In the context of a hyperbola, the vertices are very special points that are located on the principal axis, at the extremities of the hyperbola's 'opening'. To find these, you need to understand the orientation of the hyperbola. For vertical hyperbolas, like the one given by the equation \( \frac{y^2}{9} - \frac{x^2}{16} = 1 \), the vertices are placed along the y-axis.
Since the equation is in the form \( \frac{y^2}{a^2} - \frac{x^2}{b^2} = 1 \), the value of \(a\) represents the distance from the center to each vertex along the y-axis:

• This distance is given by \(a = 3\), where \(a\) is derived from \(a^2 = 9\).
• Thus, the vertices are at \((0, \pm 3)\), which are \((0, 3)\) and \((0, -3)\).

These points are crucial because they define how wide the hyperbola opens.
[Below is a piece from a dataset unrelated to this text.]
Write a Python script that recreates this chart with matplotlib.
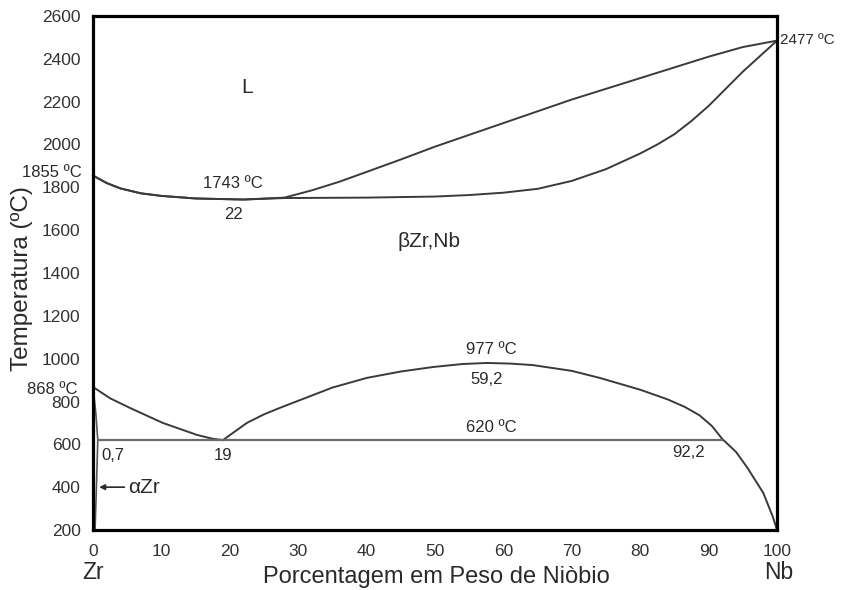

Always remember, the vertex points are directly linked to the parameter \(a\) found in your equation.

The foci (singular: focus) of a hyperbola are a pair of points located along the principal axis, further out than the vertices. They help in defining the shape and size of the hyperbola. For the vertical hyperbola \( \frac{y^2}{9} - \frac{x^2}{16} = 1 \), finding the foci means using the formula related to \(a\), \(b\), and a new parameter \(c\):

• First, calculate \(c\) using \( c = \sqrt{a^2 + b^2} \).
• Substitute \(a^2 = 9\) and \(b^2 = 16\) into the equation to get \(c = \sqrt{25} = 5\).
• Therefore, the foci are at \((0, \pm 5)\), which are \((0, 5)\) and \((0, -5)\).

Foci stretch the hyperbola, ensuring its two parts are appropriately shaped. They are central to understanding the hyperbola's geometry.

Asymptotes of a hyperbola are straight lines that the curve approaches but never actually reaches. These lines act as guidelines, showing the direction in which the hyperbola opens. Understanding them provides a foundation for sketching the curve. For a vertical hyperbola like \( \frac{y^2}{9} - \frac{x^2}{16} = 1 \), the equations of the asymptotes use the values of \(a\) and \(b\):

• They are given by the formula \( y = \pm \frac{a}{b}x \).
• In this case, \(a = 3\) and \(b = 4\), so the asymptotes become \(y = \pm \frac{3}{4}x\).

When sketching, draw these lines as dashed lines through the origin and extending infinitely. They help frame the hyperbola's shape, with the curve "hovering" near them in the positive and negative directions along the x-axis. By understanding asymptotes, you gain insight into the hyperbola's infinite extension.